Nissan Halts All-Electric Qashqai Development Amid Cost-Cutting Measures

Nissan has suspended plans for a fully electric version of its Qashqai model as part of a broader strategy to reduce costs and streamline its product lineup. The decision comes as the Japanese automaker grapples with declining demand in the European market, prompting it to cut approximately 20% of its models. This move affects the Sunderland plant, the largest car factory in the UK, where development of the all-electric Qashqai was quietly halted last year.

The company is currently in discussions with the UK government to secure financial support for the future of the Sunderland facility.

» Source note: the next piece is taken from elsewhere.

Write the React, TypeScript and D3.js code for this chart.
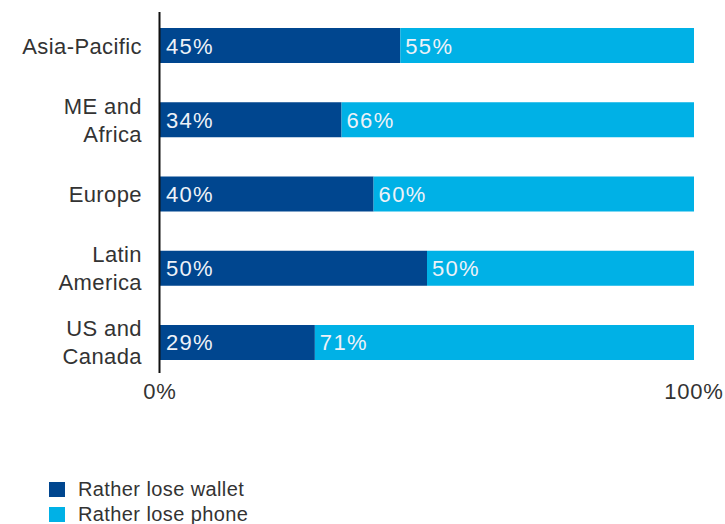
import React from "react";
import * as d3 from "d3";

const categories: string[][] = [["Asia-Pacific"], ["ME and", "Africa"], ["Europe"], ["Latin", "America"], ["US and", "Canada"]];
const wallet: number[] = [45, 34, 40, 50, 29];
const phone: number[] = [55, 66, 60, 50, 71];
const seriesNames = ["Rather lose wallet", "Rather lose phone"];
const colors = ["#00468F", "#00B1E6"];
const tickLabels = ["0%", "100%"];

export default function App() {
  const W = 725, H = 524;
  const x = d3.scaleLinear().domain([0, 100]).range([160, 694]);
  const y = d3.scaleBand<number>().domain(d3.range(categories.length)).range([28, 360]).paddingInner(0.5286).paddingOuter(0);
  const font = "'Liberation Sans', Arial, sans-serif";
  return (
    <svg width={W} height={H} style={{ position: "absolute", left: 0, top: 0 }} fontFamily={font}>
      {categories.map((c, i) => {
        const yc = y(i)! + y.bandwidth() / 2;
        const w0 = x(0), w1 = x(wallet[i]), w2 = x(wallet[i] + phone[i]);
        return (
          <g key={i}>
            <rect x={w0} y={y(i)} width={w1 - w0} height={y.bandwidth()} fill={colors[0]} />
            <rect x={w1} y={y(i)} width={w2 - w1} height={y.bandwidth()} fill={colors[1]} />
            <text x={w0 + 6} y={yc + 8} fontSize={22} letterSpacing={1.3} fill="#eef2f8">{wallet[i]}%</text>
            <text x={w1 + 5} y={yc + 8} fontSize={22} letterSpacing={1.3} fill="#eef2f8">{phone[i]}%</text>
            {c.map((line, j) => (
              <text key={j} x={142} y={yc + 8 + (j - (c.length - 1) / 2) * 28} fontSize={22} letterSpacing={0.4} fill="#333" textAnchor="end">{line}</text>
            ))}
          </g>
        );
      })}
      <line x1={159.5} x2={159.5} y1={12} y2={373} stroke="#111" strokeWidth={2} />
      {[0, 100].map((v, i) => (
        <text key={i} x={x(v)} y={399} fontSize={22} letterSpacing={0.8} fill="#333" textAnchor="middle">{tickLabels[i]}</text>
      ))}
      {seriesNames.map((s, i) => (
        <g key={i}>
          <rect x={49} y={482 + i * 25} width={16} height={15} fill={colors[i]} />
          <text x={78} y={496 + i * 25} fontSize={20} letterSpacing={0.4} fill="#333">{s}</text>
        </g>
      ))}
    </svg>
  );
}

In recent months, Nissan has closed one of its two production lines at the site due to faltering vehicle demand, raising concerns about the jobs of its 6,000 employees. Nissan's cost-cutting measures have already led to the closure of seven factories and the loss of 20,000 jobs across its global operations.

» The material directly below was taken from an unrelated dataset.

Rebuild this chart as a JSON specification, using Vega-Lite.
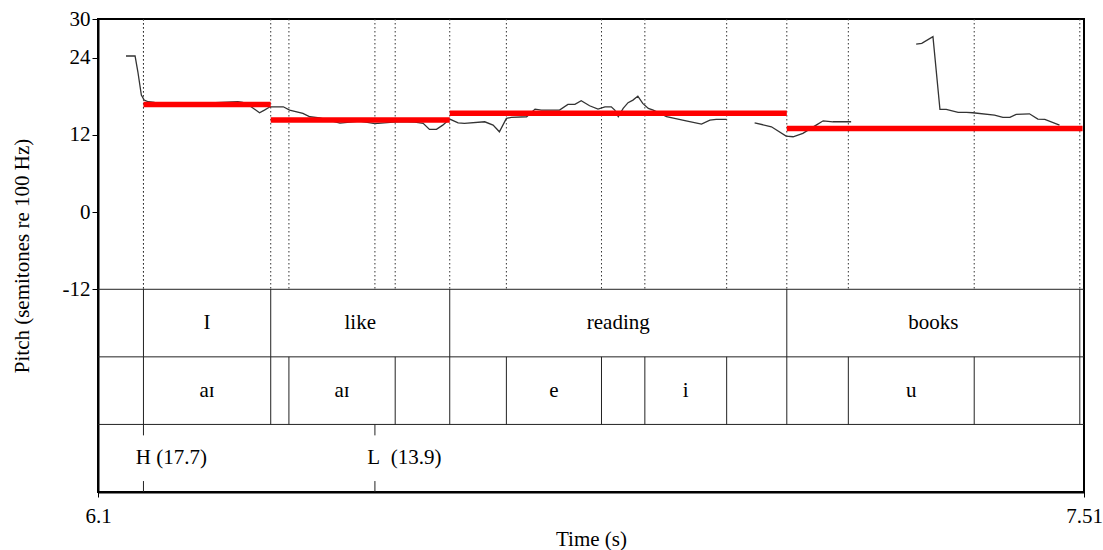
{
  "$schema": "https://vega.github.io/schema/vega-lite/v6.json",
  "width": 986,
  "height": 473,
  "autosize": {"type": "none"},
  "padding": {"left": 98, "top": 19, "right": 19, "bottom": 58},
  "background": "white",
  "config": {
    "view": {"stroke": "black", "strokeWidth": 2},
    "font": "Liberation Serif",
    "axis": {
      "labelFont": "Liberation Serif", "titleFont": "Liberation Serif",
      "labelFontSize": 21, "titleFontSize": 21, "labelColor": "black", "titleColor": "black",
      "titleFontWeight": "normal", "domainColor": "black", "tickColor": "black",
      "grid": false, "labelFlush": false, "labelOverlap": false, "labelBound": false
    },
    "text": {"font": "Liberation Serif", "fontSize": 21, "color": "black"}
  },
  "datasets": {
    "pitch": [
      {"t": 6.140, "p": 24.25, "seg": "a"}, {"t": 6.153, "p": 24.25, "seg": "a"}, {"t": 6.157, "p": 21.8, "seg": "a"},
      {"t": 6.162, "p": 18.18, "seg": "a"}, {"t": 6.166, "p": 17.4, "seg": "a"}, {"t": 6.172, "p": 17.14, "seg": "a"},
      {"t": 6.181, "p": 17.04, "seg": "a"}, {"t": 6.217, "p": 16.95, "seg": "a"}, {"t": 6.260, "p": 16.95, "seg": "a"},
      {"t": 6.300, "p": 17.14, "seg": "a"}, {"t": 6.307, "p": 17.04, "seg": "a"}, {"t": 6.319, "p": 16.36, "seg": "a"},
      {"t": 6.331, "p": 15.43, "seg": "a"}, {"t": 6.338, "p": 15.85, "seg": "a"}, {"t": 6.346, "p": 16.36, "seg": "a"},
      {"t": 6.365, "p": 16.36, "seg": "a"}, {"t": 6.374, "p": 15.85, "seg": "a"}, {"t": 6.393, "p": 15.33, "seg": "a"},
      {"t": 6.403, "p": 14.81, "seg": "a"}, {"t": 6.417, "p": 14.65, "seg": "a"}, {"t": 6.446, "p": 13.83, "seg": "a"},
      {"t": 6.474, "p": 14.14, "seg": "a"}, {"t": 6.496, "p": 13.75, "seg": "a"}, {"t": 6.531, "p": 14.06, "seg": "a"},
      {"t": 6.553, "p": 13.98, "seg": "a"}, {"t": 6.565, "p": 13.78, "seg": "a"}, {"t": 6.574, "p": 12.85, "seg": "a"},
      {"t": 6.584, "p": 12.85, "seg": "a"}, {"t": 6.593, "p": 13.51, "seg": "a"}, {"t": 6.603, "p": 14.45, "seg": "a"},
      {"t": 6.615, "p": 13.87, "seg": "a"}, {"t": 6.624, "p": 13.78, "seg": "a"}, {"t": 6.653, "p": 14.03, "seg": "a"},
      {"t": 6.665, "p": 13.51, "seg": "a"}, {"t": 6.674, "p": 12.47, "seg": "a"}, {"t": 6.684, "p": 14.56, "seg": "a"},
      {"t": 6.691, "p": 14.71, "seg": "a"}, {"t": 6.713, "p": 14.81, "seg": "a"}, {"t": 6.725, "p": 16.0, "seg": "a"},
      {"t": 6.734, "p": 15.85, "seg": "a"}, {"t": 6.760, "p": 15.85, "seg": "a"}, {"t": 6.772, "p": 16.73, "seg": "a"},
      {"t": 6.782, "p": 16.73, "seg": "a"}, {"t": 6.791, "p": 17.29, "seg": "a"}, {"t": 6.803, "p": 16.52, "seg": "a"},
      {"t": 6.815, "p": 16.0, "seg": "a"}, {"t": 6.825, "p": 16.36, "seg": "a"}, {"t": 6.834, "p": 16.36, "seg": "a"},
      {"t": 6.839, "p": 15.85, "seg": "a"}, {"t": 6.844, "p": 14.81, "seg": "a"}, {"t": 6.851, "p": 16.11, "seg": "a"},
      {"t": 6.858, "p": 17.0, "seg": "a"}, {"t": 6.865, "p": 17.4, "seg": "a"}, {"t": 6.872, "p": 18.02, "seg": "a"},
      {"t": 6.879, "p": 16.89, "seg": "a"}, {"t": 6.887, "p": 16.11, "seg": "a"}, {"t": 6.894, "p": 15.85, "seg": "a"},
      {"t": 6.913, "p": 14.81, "seg": "a"}, {"t": 6.941, "p": 14.18, "seg": "a"}, {"t": 6.963, "p": 13.67, "seg": "a"},
      {"t": 6.975, "p": 14.29, "seg": "a"}, {"t": 6.984, "p": 14.40, "seg": "a"}, {"t": 6.999, "p": 14.40, "seg": "a"},
      {"t": 7.039, "p": 13.87, "seg": "b"}, {"t": 7.063, "p": 13.25, "seg": "b"}, {"t": 7.084, "p": 11.80, "seg": "b"},
      {"t": 7.094, "p": 11.70, "seg": "b"}, {"t": 7.108, "p": 12.22, "seg": "b"}, {"t": 7.127, "p": 13.51, "seg": "b"},
      {"t": 7.137, "p": 14.18, "seg": "b"}, {"t": 7.151, "p": 14.03, "seg": "b"}, {"t": 7.177, "p": 14.03, "seg": "b"},
      {"t": 7.270, "p": 26.11, "seg": "c"}, {"t": 7.278, "p": 26.22, "seg": "c"}, {"t": 7.294, "p": 27.25, "seg": "c"},
      {"t": 7.304, "p": 15.96, "seg": "c"}, {"t": 7.313, "p": 15.96, "seg": "c"}, {"t": 7.330, "p": 15.49, "seg": "c"},
      {"t": 7.342, "p": 15.49, "seg": "c"}, {"t": 7.351, "p": 15.43, "seg": "c"}, {"t": 7.382, "p": 15.07, "seg": "c"},
      {"t": 7.394, "p": 14.71, "seg": "c"}, {"t": 7.404, "p": 14.71, "seg": "c"}, {"t": 7.413, "p": 15.18, "seg": "c"},
      {"t": 7.432, "p": 15.27, "seg": "c"}, {"t": 7.444, "p": 14.45, "seg": "c"}, {"t": 7.454, "p": 14.40, "seg": "c"},
      {"t": 7.475, "p": 13.51, "seg": "c"}
    ],
    "means": [
      {"start": 6.165, "end": 6.347, "st": 16.7},
      {"start": 6.347, "end": 6.603, "st": 14.3},
      {"start": 6.603, "end": 7.085, "st": 15.35},
      {"start": 7.085, "end": 7.508, "st": 13.0}
    ],
    "words": [
      {"start": 6.1, "end": 6.165, "label": ""},
      {"start": 6.165, "end": 6.347, "label": "I"},
      {"start": 6.347, "end": 6.603, "label": "like"},
      {"start": 6.603, "end": 7.085, "label": "reading"},
      {"start": 7.085, "end": 7.504, "label": "books"},
      {"start": 7.504, "end": 7.51, "label": ""}
    ],
    "phones": [
      {"start": 6.1, "end": 6.165, "label": ""},
      {"start": 6.165, "end": 6.347, "label": "aɪ"},
      {"start": 6.347, "end": 6.373, "label": ""},
      {"start": 6.373, "end": 6.525, "label": "aɪ"},
      {"start": 6.525, "end": 6.603, "label": ""},
      {"start": 6.603, "end": 6.684, "label": ""},
      {"start": 6.684, "end": 6.820, "label": "e"},
      {"start": 6.820, "end": 6.882, "label": ""},
      {"start": 6.882, "end": 6.999, "label": "i"},
      {"start": 6.999, "end": 7.085, "label": ""},
      {"start": 7.085, "end": 7.173, "label": ""},
      {"start": 7.173, "end": 7.353, "label": "u"},
      {"start": 7.353, "end": 7.504, "label": ""},
      {"start": 7.504, "end": 7.51, "label": ""}
    ],
    "tones": [
      {"t": 6.165, "label": "H (17.7)"},
      {"t": 6.496, "label": "L\u00a0\u00a0(13.9)"}
    ],
    "tiers": [
      {"edge": -12},
      {"edge": -22.5},
      {"edge": -33}
    ]
  },
  "layer": [
    {
      "data": {"name": "phones"},
      "transform": [{"filter": "datum.start > 6.1"}],
      "mark": {"type": "rule", "stroke": "#333333", "strokeWidth": 1, "strokeDash": [1.5, 2.5]},
      "encoding": {
        "x": {"field": "start", "type": "quantitative"},
        "y": {"datum": 30},
        "y2": {"datum": -12}
      }
    },
    {
      "data": {"name": "tones"},
      "mark": {"type": "rule", "stroke": "#333333", "strokeWidth": 1, "strokeDash": [1.5, 2.5]},
      "encoding": {
        "x": {"field": "t", "type": "quantitative"},
        "y": {"datum": 30},
        "y2": {"datum": -12}
      }
    },
    {
      "data": {"name": "tiers"},
      "mark": {"type": "rule", "stroke": "#222222", "strokeWidth": 1},
      "encoding": {"y": {"field": "edge", "type": "quantitative"}}
    },
    {
      "data": {"name": "words"},
      "transform": [{"filter": "datum.start > 6.1"}],
      "mark": {"type": "rule", "stroke": "#222222", "strokeWidth": 1},
      "encoding": {
        "x": {"field": "start", "type": "quantitative"},
        "y": {"datum": -12},
        "y2": {"datum": -22.5}
      }
    },
    {
      "data": {"name": "phones"},
      "transform": [{"filter": "datum.start > 6.1"}],
      "mark": {"type": "rule", "stroke": "#222222", "strokeWidth": 1},
      "encoding": {
        "x": {"field": "start", "type": "quantitative"},
        "y": {"datum": -22.5},
        "y2": {"datum": -33}
      }
    },
    {
      "data": {"name": "tones"},
      "mark": {"type": "rule", "stroke": "#222222", "strokeWidth": 1},
      "encoding": {
        "x": {"field": "t", "type": "quantitative"},
        "y": {"datum": -33},
        "y2": {"datum": -34.7}
      }
    },
    {
      "data": {"name": "tones"},
      "mark": {"type": "rule", "stroke": "#222222", "strokeWidth": 1},
      "encoding": {
        "x": {"field": "t", "type": "quantitative"},
        "y": {"datum": -41.8},
        "y2": {"datum": -43.5}
      }
    },
    {
      "data": {"name": "pitch"},
      "mark": {"type": "line", "stroke": "#333333", "strokeWidth": 1.3},
      "encoding": {
        "x": {
          "field": "t", "type": "quantitative",
          "scale": {"domain": [6.1, 7.51], "nice": false, "zero": false},
          "axis": {"values": [6.1, 7.51], "labelExpr": "'' + datum.value", "title": "Time (s)", "domain": true, "domainWidth": 2, "tickSize": 5, "labelPadding": 8, "titlePadding": 2}
        },
        "y": {
          "field": "p", "type": "quantitative",
          "scale": {"domain": [-43.5, 30], "nice": false, "zero": false},
          "axis": {"values": [-12, 0, 12, 24, 30], "labelExpr": "'' + datum.value", "title": "Pitch (semitones re 100 Hz)", "domain": true, "domainWidth": 2, "tickSize": 6, "labelPadding": 2, "titlePadding": 30}
        },
        "detail": {"field": "seg"}
      }
    },
    {
      "data": {"name": "means"},
      "mark": {"type": "rule", "stroke": "#ff0000", "strokeWidth": 5.5},
      "encoding": {
        "x": {"field": "start", "type": "quantitative"},
        "x2": {"field": "end"},
        "y": {"field": "st", "type": "quantitative"}
      }
    },
    {
      "data": {"name": "words"},
      "transform": [{"fold": ["start", "end"], "as": ["edge", "time"]}],
      "mark": {"type": "text", "baseline": "middle", "align": "center"},
      "encoding": {
        "x": {"aggregate": "mean", "field": "time", "type": "quantitative"},
        "y": {"datum": -17.25},
        "text": {"field": "label"},
        "detail": {"field": "start"}
      }
    },
    {
      "data": {"name": "phones"},
      "transform": [{"fold": ["start", "end"], "as": ["edge", "time"]}],
      "mark": {"type": "text", "baseline": "middle", "align": "center"},
      "encoding": {
        "x": {"aggregate": "mean", "field": "time", "type": "quantitative"},
        "y": {"datum": -27.75},
        "text": {"field": "label"},
        "detail": {"field": "start"}
      }
    },
    {
      "data": {"name": "tones"},
      "mark": {"type": "text", "baseline": "middle", "align": "left", "dx": -7.6},
      "encoding": {
        "x": {"field": "t", "type": "quantitative"},
        "y": {"datum": -38.25},
        "text": {"field": "label"}
      }
    }
  ]
}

Despite halting the Qashqai EV project, Nissan maintains its commitment to expanding its electrified vehicle lineup, which includes hybrid models. The Qashqai, which accounted for about 45% of Nissan's total sales in Europe, is still available in petrol and hybrid versions. The decision to shelve the all-electric variant reflects the significant volatility in EV demand across Europe, leading Nissan to pursue a more balanced electrification strategy. If the project is revived, the all-electric Qashqai would not be expected to reach the market until the early 2030s.

Nissan's recent struggles highlight the challenges facing the automotive industry in transitioning to electric vehicles, particularly amid fluctuating consumer interest and economic pressures. The company had previously announced plans to bolster its electric vehicle production, including commitments to build fully electric models like the Leaf and Juke at the Sunderland plant.

Market Impact

This development may negatively impact the automotive sector, particularly stocks of companies heavily invested in EV production. Investors may react to Nissan's cost-cutting measures as indicative of broader challenges in the EV market, potentially leading to increased volatility in related equities.

Investors will monitor Nissan's negotiations with the UK government and the potential implications for the future of the Sunderland plant.